Verne Harnish, the author of the book Scaling Up and founder of Growth Institute, emphasizes in one of his articles four types of meetings every organization should regularly have. Their goal is to address communication challenges and facilitate making important decisions for scaling up the organization.

What are the four essential types of meetings?

  1. The daily huddle – a meeting, designed to last between 5 to 15 minutes, covers tactical issues and provides updates.
  2. The weekly meeting – a meeting designed to last from 60 to 90 minutes. Its major purpose is to review progress on the quarterly objectives and address one or two primary subjects.
  3. The monthly management meeting – a meeting which covers half a day or a full day. All senior, middle, and frontline managers take part in it to learn and address one or two big goals.
  4. The quarterly and annual planning meetings –  a meeting which takes place offsite and lasts from 1 to 3 days. All leaders not only set quarterly objectives but also establish and review annual goals.

Effective execution is not possible without regular meetings.

Why should you set up regular meetings?

They provide cohesiveness between team members.

Well-organized team meetings help you make sure that all team members concentrate on the right priorities and relate to company goals and values. Instead of being productivity killers, regular meetings can help your team prioritize their goals, projects, or tasks and eventually get more done. 

They help team members do the review of the previous day/week/month/year. 

The team usually concentrates on the day-to-day running of the business, but reviewing progress regularly can help you make the most of the data you gathered. When you review key metrics and analyze the data together with your team, you can be sure that all of you are on the same page. 

They help exchange feedback about work in progress.

An all-hands-on-deck meeting gives you the chance to get feedback from each member of the team and make the right decisions. When all of you agree on the next steps, you can be sure the whole team is focused on significant priorities and realizes what steps need to be taken to achieve the expected results.  

They let people stay updated.

To make staff meetings effective and action-oriented, you need to get all team members on the same page by updating them on what is currently happening at the company. Maybe you are launching a new marketing campaign? Or maybe there is a new hire starting next week? When you keep your team up-to-date, they feel valued and respected, and eventually, they are more productive. 

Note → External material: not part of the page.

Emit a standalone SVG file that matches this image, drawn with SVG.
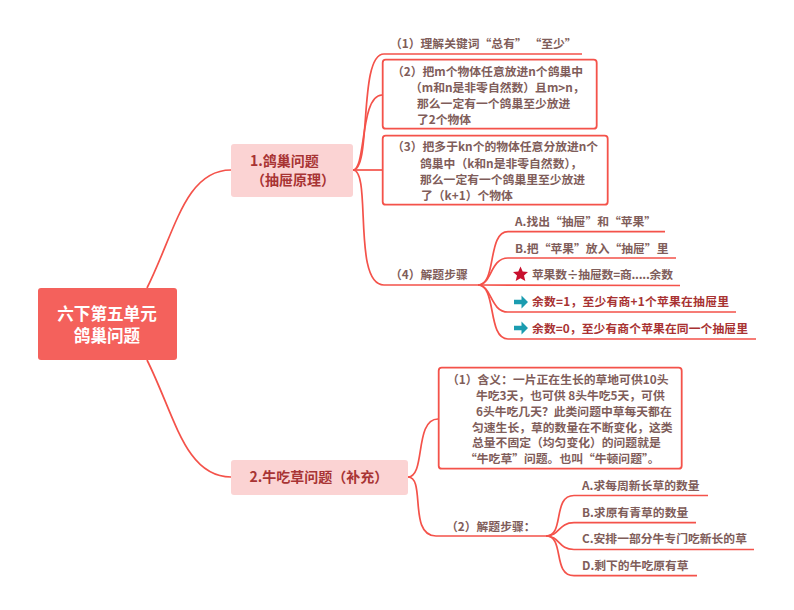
<svg xmlns="http://www.w3.org/2000/svg" width="794" height="610" viewBox="0 0 794 610">
<style>
text{font-family:"Noto Sans CJK SC","Liberation Sans",sans-serif;font-size:11.8px;font-weight:700;fill:#7f5d5a}
.r{fill:#a83232}
.t{font-size:14px;font-weight:700;fill:#a83434}
.c{font-size:16.6px;font-weight:700;fill:#fff;text-anchor:middle}
.b{fill:#fff;stroke:#f4524a;stroke-width:1.8}
.n{fill:#fbd3d3}
#links path{fill:none;stroke:#f4524a;stroke-width:1.7}
</style>
<rect width="794" height="610" fill="#fff"/>
<g id="links">
<path d="M147 288C175 232 185 170 231 170"/>
<path d="M147 360C175 416 185 477 231 477"/>
<path d="M353 170C372 170 358 54 384 54L582 54"/>
<path d="M353 170C366 170 360 95 382 95"/>
<path d="M353 170L382 170"/>
<path d="M353 170C372 170 352 285 384 285L478 285"/>
<path d="M478 285C497 285 487 231.6 508 231.6L665 231.6"/>
<path d="M478 285C492 285 490 258 508 258L676 258"/>
<path d="M478 285L680 285.500"/>
<path d="M478 285C492 285 490 312 508 312L736 312"/>
<path d="M478 285C497 285 487 339 508 339L756 339"/>
<path d="M408 477C426 477 414 419 438 419"/>
<path d="M408 477C426 477 408 536 436 536L546 536"/>
<path d="M546 536C565 536 552 495.500 574 495.500L708 495.500"/>
<path d="M546 536C560 536 558 522.700 574 522.700L696 522.700"/>
<path d="M546 536C560 536 558 549.500 574 549.500L754 549.500"/>
<path d="M546 536C565 536 552 575.700 574 575.700L697 575.700"/>
</g>
<g id="root"><rect x="38" y="288" width="139" height="72" rx="3" fill="#f4615c"/>
<text class="c" x="107" y="320">六下第五单元</text><text class="c" x="107" y="342">鸽巢问题</text></g>
<g id="n1"><rect class="n" x="231" y="144" width="122" height="53" rx="3"/>
<text class="t" x="250" y="166">1.鸽巢问题</text><text class="t" x="251" y="185">（抽屉原理）</text></g>
<g id="n2"><rect class="n" x="231" y="460" width="177" height="35" rx="3"/>
<text class="t" x="249.500" y="482">2.牛吃草问题（补充）</text></g>
<g id="n1-1"><text x="390" y="48">（1）理解关键词“总有” “至少”</text></g>
<g id="n1-2"><rect class="b" x="382.700" y="59.700" width="214" height="69" rx="3"/>
<text x="392" y="76">（2）把m个物体任意放进n个鸽巢中</text>
<text x="410" y="91.500">（m和n是非零自然数）且m&gt;n，</text>
<text x="417" y="108">那么一定有一个鸽巢至少放进</text>
<text x="417" y="124">了2个物体</text></g>
<g id="n1-3"><rect class="b" x="382.700" y="135.700" width="225" height="69" rx="3"/>
<text x="392" y="151">（3）把多于kn个的物体任意分放进n个</text>
<text x="420" y="167.500">鸽巢中（k和n是非零自然数），</text>
<text x="420" y="183.500">那么一定有一个鸽巢里至少放进</text>
<text x="421" y="199.500">了（k+1）个物体</text></g>
<g id="n1-4"><text x="390" y="278.500">（4）解题步骤</text></g>
<g id="n1-4-a"><text x="515" y="226">A.找出“抽屉”和“苹果”</text></g>
<g id="n1-4-b"><text x="515" y="252.500">B.把“苹果”放入“抽屉”里</text></g>
<g id="n1-4-c"><polygon points="520.500,266.500 522.700,271.500 528,272 524,275.600 525.300,281 520.500,278.200 515.700,281 517,275.600 513,272 518.300,271.500" fill="#c8102e"/>
<text x="532" y="278.500" textLength="141">苹果数÷抽屉数=商.....余数</text></g>
<g id="n1-4-d"><path d="M514 299.800H521.500V295.500L528 302L521.500 308.500V304.200H514Z" fill="#1a9cb0"/>
<text class="r" x="532" y="306" textLength="197">余数=1，至少有商+1个苹果在抽屉里</text></g>
<g id="n1-4-e"><path d="M514 325.800H521.500V321.500L528 328L521.500 334.500V330.200H514Z" fill="#1a9cb0"/>
<text class="r" x="532" y="332.500" textLength="216">余数=0，至少有商个苹果在同一个抽屉里</text></g>
<g id="n2-1"><rect class="b" x="438.700" y="367.700" width="243" height="101" rx="3"/>
<text x="447" y="383.500">（1）含义：一片正在生长的草地可供10头</text>
<text x="476" y="399.500">牛吃3天，也可供 8头牛吃5天，可供</text>
<text x="476" y="415.500">6头牛吃几天？此类问题中草每天都在</text>
<text x="472" y="431.500">匀速生长，草的数量在不断变化，这类</text>
<text x="472" y="447">总量不固定（均匀变化）的问题就是</text>
<text x="465" y="463">“牛吃草”问题。也叫“牛顿问题”。</text></g>
<g id="n2-2"><text x="446" y="530.500">（2）解题步骤：</text></g>
<g id="n2-2-a"><text x="582" y="489.500">A.求每周新长草的数量</text></g>
<g id="n2-2-b"><text x="582" y="516.500">B.求原有青草的数量</text></g>
<g id="n2-2-c"><text x="582" y="543">C.安排一部分牛专门吃新长的草</text></g>
<g id="n2-2-d"><text x="582" y="569.500">D.剩下的牛吃原有草</text></g>
</svg>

They help you achieve more goals.

Holding regular meetings can help you prevent, identify, and overcome any bottlenecks that arise to keep your company on track. By making your business run smoothly, you can achieve your goals faster and more effectively.    

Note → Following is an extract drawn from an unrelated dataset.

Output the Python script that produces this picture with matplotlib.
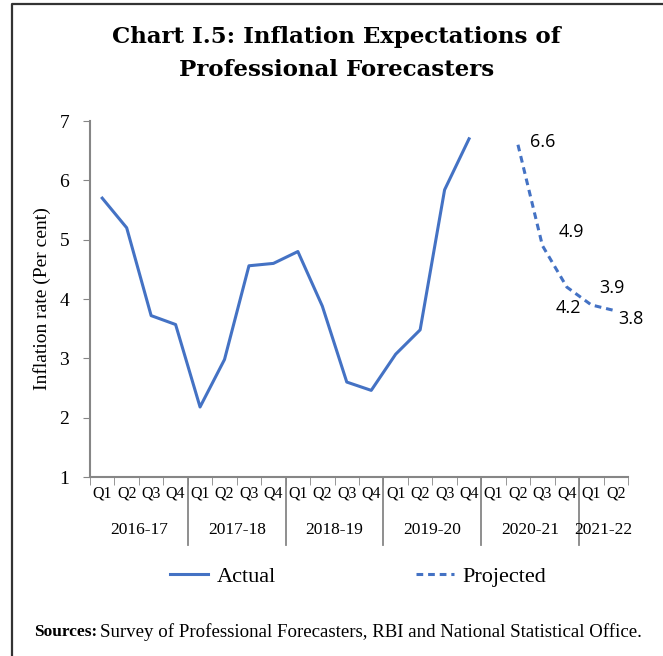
import numpy as np
import matplotlib.pyplot as plt
from matplotlib.lines import Line2D

#quarters and financial years
quarters = ['Q1', 'Q2', 'Q3', 'Q4'] * 5 + ['Q1', 'Q2']
years = ['2016-17', '2017-18', '2018-19', '2019-20', '2020-21', '2021-22']

#inflation, actual (2016-17 Q1 to 2019-20 Q4)
actual = [5.7, 5.2, 3.72, 3.57, 2.18, 2.98, 4.56, 4.6,
          4.8, 3.88, 2.6, 2.46, 3.07, 3.48, 5.84, 6.7]
#projections (2020-21 Q2 to 2021-22 Q2)
projected = [6.6, 4.9, 4.2, 3.9, 3.8]
proj_labels = ['6.6', '4.9', '4.2', '3.9', '3.8']

blue = '#4472C4'
grey = '#868686'
serif = 'Liberation Serif'

fig = plt.figure(figsize=(6.63, 6.56), dpi=100)
ax = fig.add_axes([90/663, 1-477/656, 538/663, 356/656])

x_act = np.arange(len(actual))
x_proj = np.arange(17, 17 + len(projected))
ax.plot(x_act, actual, color=blue, lw=2.2)
ax.plot(x_proj, projected, color=blue, lw=2.2, ls=(0, (2.2, 1.6)))

#data labels (offset in points, alignment)
offs = [(9, 2, 'left'), (12, 10, 'left'), (1, -15, 'center'), (6, 12, 'left'), (2, -6, 'left')]
for xp, yp, t, o in zip(x_proj, projected, proj_labels, offs):
    ax.annotate(t, (xp, yp), xytext=o[:2], textcoords='offset points',
                ha=o[2], va='center', fontsize=13, family='Open Sans')

ax.set_xlim(-0.5, len(quarters) - 0.5)
ax.set_ylim(1, 7)
ax.set_yticks(range(1, 8))
ax.set_yticklabels([str(v) for v in range(1, 8)], fontsize=14, family=serif)
ax.set_ylabel('Inflation rate (Per cent)', fontsize=14, family=serif, labelpad=6)

ax.set_xticks(np.arange(len(quarters)))
ax.set_xticklabels(quarters, fontsize=11.5, family=serif)
ax.set_xticks(np.arange(len(quarters) + 1) - 0.5, minor=True)
ax.tick_params(axis='x', which='major', length=0, pad=6)
ax.tick_params(axis='x', which='minor', length=6, color=grey, direction='out')
ax.tick_params(axis='y', length=5, color=grey, pad=10)

for s in ['top', 'right']:
    ax.spines[s].set_visible(False)
for s in ['left', 'bottom']:
    ax.spines[s].set_color(grey)
    ax.spines[s].set_linewidth(1.5)

#year separators and labels below the axis
trans = ax.get_xaxis_transform()
for i, yr in enumerate(years):
    x0 = 4*i - 0.5
    if i > 0:
        ax.plot([x0, x0], [0, -0.19], color=grey, lw=1.3, transform=trans, clip_on=False)
    n = 4 if i < 5 else 2
    ax.text(x0 + n/2, -0.15, yr, transform=trans, ha='center', va='center',
            fontsize=12.5, family=serif)

fig.text(0.508, 1-37/656, 'Chart I.5: Inflation Expectations of',
         ha='center', va='center', fontsize=16.5, fontweight='bold', family='DejaVu Serif')
fig.text(0.508, 1-70/656, 'Professional Forecasters',
         ha='center', va='center', fontsize=16.5, fontweight='bold', family='DejaVu Serif')

h = [Line2D([], [], color=blue, lw=2.2),
     Line2D([], [], color=blue, lw=2.2, ls=(0, (2.2, 1.6)))]
fig.legend(h, ['Actual', 'Projected'], loc='center', bbox_to_anchor=(0.54, 1-577/656),
           ncol=2, frameon=False, columnspacing=6.3, handlelength=1.7, handletextpad=0.4,
           prop={'family': serif, 'size': 16})

fig.text(34/663, 1-632/656, 'Sources:', fontsize=12.5, va='center',
         family=serif, fontweight='bold')
fig.text(100/663, 1-632/656, 'Survey of Professional Forecasters, RBI and National Statistical Office.',
         fontsize=13.6, va='center', family=serif)

#outer frame
fig.add_artist(Line2D([12/663, 12/663, 1], [0, 1-4/656, 1-4/656],
                      transform=fig.transFigure, color='#333333', lw=1.6))

fig.savefig('out.png', dpi=100)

They hold your team accountable.

When you organize regular meetings, your team members are forced to hold each other accountable systematically. The key question is “What is the one important thing you can do in the next week that will have the greatest influence on the scoreboard?” Each member answers this question and commits to deliver the results. Next week everybody reports on results they managed to achieve and how much they contribute to key metrics on the scoreboard. 

When your team members make their own commitments, they feel more responsible and more committed to their own ideas. By committing themselves not only to you but to their team members, they perceive their commitments as personal promises what significantly increases their effectiveness and eventually execution.

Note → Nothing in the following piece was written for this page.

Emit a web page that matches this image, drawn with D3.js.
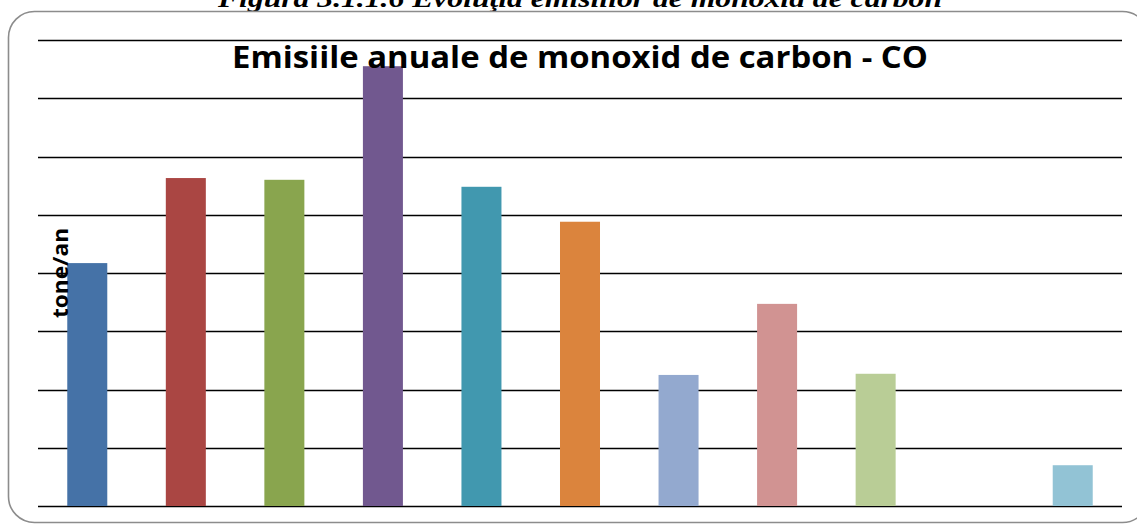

Even the greatest strategy is worthless if you cannot execute it. According to John Spence, the author, keynote speaker, and university professor at Wharton School of Business, “most organizations only execute about 10-15% of their strategy.” That astonishingly low number shows that a lot of revenues and profits are left on the table. This article can be a wake-up call for you to analyze how effectively you execute your strategy and what you can do to improve that number. The game is worth the candle because consistent and persistent execution may bring amazing results. How do you execute your ideas? Maybe it would be good to set a goal to execute 100% of your strategy?